[Work to be completed] Repeat the listing in full. Nothing may be added or left out.
[START OF Provided data]
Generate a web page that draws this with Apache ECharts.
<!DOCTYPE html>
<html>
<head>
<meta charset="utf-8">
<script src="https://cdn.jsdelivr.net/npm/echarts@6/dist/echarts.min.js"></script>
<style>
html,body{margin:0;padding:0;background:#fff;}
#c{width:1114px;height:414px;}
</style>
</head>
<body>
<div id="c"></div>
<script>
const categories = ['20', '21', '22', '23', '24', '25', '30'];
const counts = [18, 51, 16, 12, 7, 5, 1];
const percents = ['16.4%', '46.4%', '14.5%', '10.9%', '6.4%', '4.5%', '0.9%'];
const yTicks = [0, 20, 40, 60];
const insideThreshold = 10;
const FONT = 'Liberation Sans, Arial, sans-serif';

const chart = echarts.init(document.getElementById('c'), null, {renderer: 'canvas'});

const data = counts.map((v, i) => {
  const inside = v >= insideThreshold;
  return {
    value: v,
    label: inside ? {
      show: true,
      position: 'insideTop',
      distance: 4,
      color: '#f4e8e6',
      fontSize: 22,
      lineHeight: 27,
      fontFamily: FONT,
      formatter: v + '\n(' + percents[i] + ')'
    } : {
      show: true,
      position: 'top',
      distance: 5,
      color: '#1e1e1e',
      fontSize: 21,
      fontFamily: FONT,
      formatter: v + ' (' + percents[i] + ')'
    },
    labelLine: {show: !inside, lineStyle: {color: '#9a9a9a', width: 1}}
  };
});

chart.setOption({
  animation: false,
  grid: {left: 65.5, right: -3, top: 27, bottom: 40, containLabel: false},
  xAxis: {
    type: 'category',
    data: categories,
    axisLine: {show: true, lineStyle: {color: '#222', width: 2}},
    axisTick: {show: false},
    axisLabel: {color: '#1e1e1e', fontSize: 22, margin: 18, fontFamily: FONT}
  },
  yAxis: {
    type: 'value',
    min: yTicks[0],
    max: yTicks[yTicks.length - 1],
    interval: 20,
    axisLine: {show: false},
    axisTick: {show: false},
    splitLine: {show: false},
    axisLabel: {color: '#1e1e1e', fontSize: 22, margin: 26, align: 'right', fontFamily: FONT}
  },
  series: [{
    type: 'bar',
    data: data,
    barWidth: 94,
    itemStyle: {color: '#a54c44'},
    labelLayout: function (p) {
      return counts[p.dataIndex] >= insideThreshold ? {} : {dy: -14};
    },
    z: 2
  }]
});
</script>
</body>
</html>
[END OF Provided data]
[The completed task]
Generate a web page that draws this with Apache ECharts.
<!DOCTYPE html>
<html>
<head>
<meta charset="utf-8">
<script src="https://cdn.jsdelivr.net/npm/echarts@6/dist/echarts.min.js"></script>
<style>
html,body{margin:0;padding:0;background:#fff;}
#c{width:1114px;height:414px;}
</style>
</head>
<body>
<div id="c"></div>
<script>
const categories = ['20', '21', '22', '23', '24', '25', '30'];
const counts = [18, 51, 16, 12, 7, 5, 1];
const percents = ['16.4%', '46.4%', '14.5%', '10.9%', '6.4%', '4.5%', '0.9%'];
const yTicks = [0, 20, 40, 60];
const insideThreshold = 10;
const FONT = 'Liberation Sans, Arial, sans-serif';

const chart = echarts.init(document.getElementById('c'), null, {renderer: 'canvas'});

const data = counts.map((v, i) => {
  const inside = v >= insideThreshold;
  return {
    value: v,
    label: inside ? {
      show: true,
      position: 'insideTop',
      distance: 4,
      color: '#f4e8e6',
      fontSize: 22,
      lineHeight: 27,
      fontFamily: FONT,
      formatter: v + '\n(' + percents[i] + ')'
    } : {
      show: true,
      position: 'top',
      distance: 5,
      color: '#1e1e1e',
      fontSize: 21,
      fontFamily: FONT,
      formatter: v + ' (' + percents[i] + ')'
    },
    labelLine: {show: !inside, lineStyle: {color: '#9a9a9a', width: 1}}
  };
});

chart.setOption({
  animation: false,
  grid: {left: 65.5, right: -3, top: 27, bottom: 40, containLabel: false},
  xAxis: {
    type: 'category',
    data: categories,
    axisLine: {show: true, lineStyle: {color: '#222', width: 2}},
    axisTick: {show: false},
    axisLabel: {color: '#1e1e1e', fontSize: 22, margin: 18, fontFamily: FONT}
  },
  yAxis: {
    type: 'value',
    min: yTicks[0],
    max: yTicks[yTicks.length - 1],
    interval: 20,
    axisLine: {show: false},
    axisTick: {show: false},
    splitLine: {show: false},
    axisLabel: {color: '#1e1e1e', fontSize: 22, margin: 26, align: 'right', fontFamily: FONT}
  },
  series: [{
    type: 'bar',
    data: data,
    barWidth: 94,
    itemStyle: {color: '#a54c44'},
    labelLayout: function (p) {
      return counts[p.dataIndex] >= insideThreshold ? {} : {dy: -14};
    },
    z: 2
  }]
});
</script>
</body>
</html>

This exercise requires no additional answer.